Defunct tennis tournament
- Founded: 1881; 144 years ago
- Abolished: 1909; 116 years ago
- Location: Crystal Palace, London, England
- Venue: Crystal Palace Park Cricket Ground
- Surface: Grass

= Crystal Palace Open =

The Crystal Palace Open was a men's and women's grass court tennis tournament founded in 1881. The tournament was organised annually by the Crystal Palace Lawn Tennis Club, and was played on the Crystal Palace Park Cricket Ground at Crystal Palace, London, England. The tournament ran until 1909 when it was discontinued.

==History==
In 1881 the Crystal Palace Open was established. The event was orgnaised by Crystal Palace Lawn Tennis Club, and was played on the Crystal Palace Park Cricket Ground at Crystal Palace, London, England. The tournament ran until 1909 when it was discontinued.

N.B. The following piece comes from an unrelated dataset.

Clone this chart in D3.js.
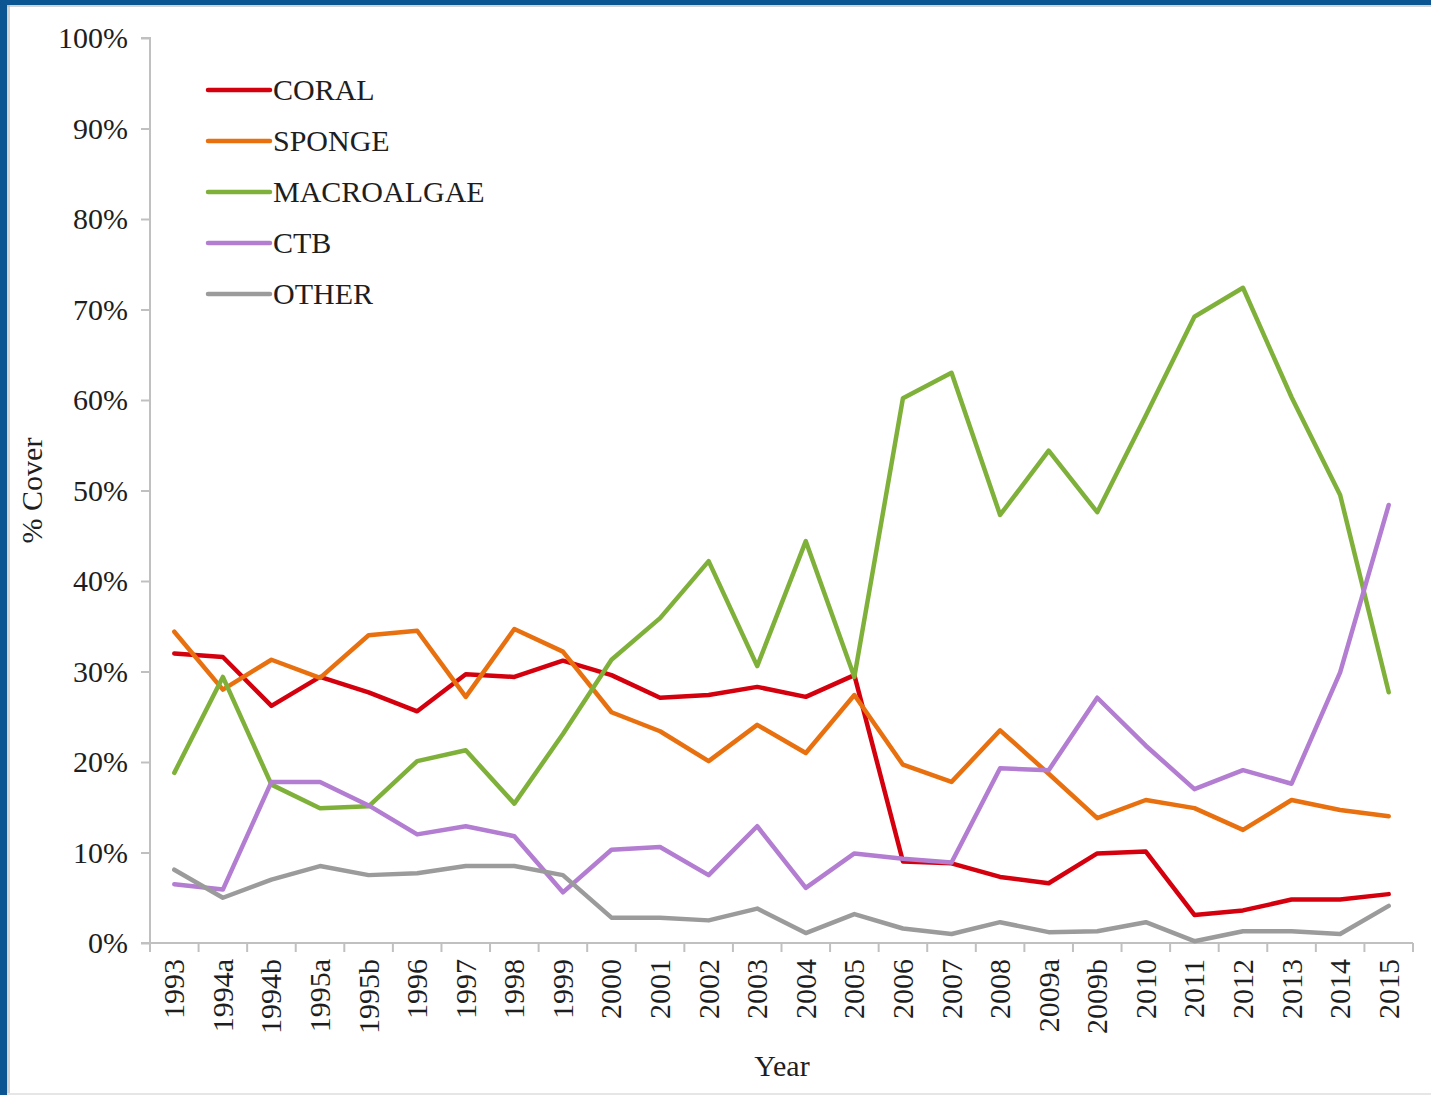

Previous winners of the men's singles title included; Harold Segerson Mahony, Major Ritchie, Arthur Gore and Reginald Speke Barnes. Former winners of the women's singles included; Aurea Farrington, Dora Boothby, Helen Aitchison, and Elsie Lane.

==Finals ==
===Men's singles===
(incomplete roll)

| Year | Winners | Runners-up | Score |
|---|---|---|---|
| 1904 | IRE Harold Mahony | UKGBI Ernest Parton | 6-3, 6-2 |
| 1905 | UKGBI Arthur Gore | NZL Anthony Wilding | 6-4, 6-2 |
| 1906 | UKGBI Arthur Gore (2) | UKGBI George Thomas | 6-1, 6-2 |
| 1907 | UKGBI Major Ritchie | UKGBI Algernon Kingscote | 6-1, 6-4 |
| 1909 | UKGBI Reginald S. Barnes | UKGBI Charles P. Dixon | 6-2, 3-6, 6-3 |

===Women's singles===
(incomplete roll)

| Year | Winners | Runners-up | Score |
|---|---|---|---|
| 1904 | UKGBI Dora Boothby | UKGBI Gladys Eastlake-Smith | 6-1, 6-2 |
| 1905 | UKGBI Dora Boothby (2) | UKGBI Helen Harper | 6-3, 6-4 |
| 1906 | UKGBI Gladys Eastlake-Smith | UKGBI Dora Boothby | walkover |
| 1907 | UKGBI Dora Boothby (3) | UKGBI Gladys Eastlake-Smith | 6-0, 7-5 |
| 1909 | UKGBI Aurea Edgington | UKGBI E Sargeant | 6-4, 6-1 |

==Additional notes==
- The Rothmans Invitation Indoor was an indoor tennis tournament also held in Crystal Palace, London between 1967 and 1968, in 1969 it was rebranded as the Rothmans European Trophy.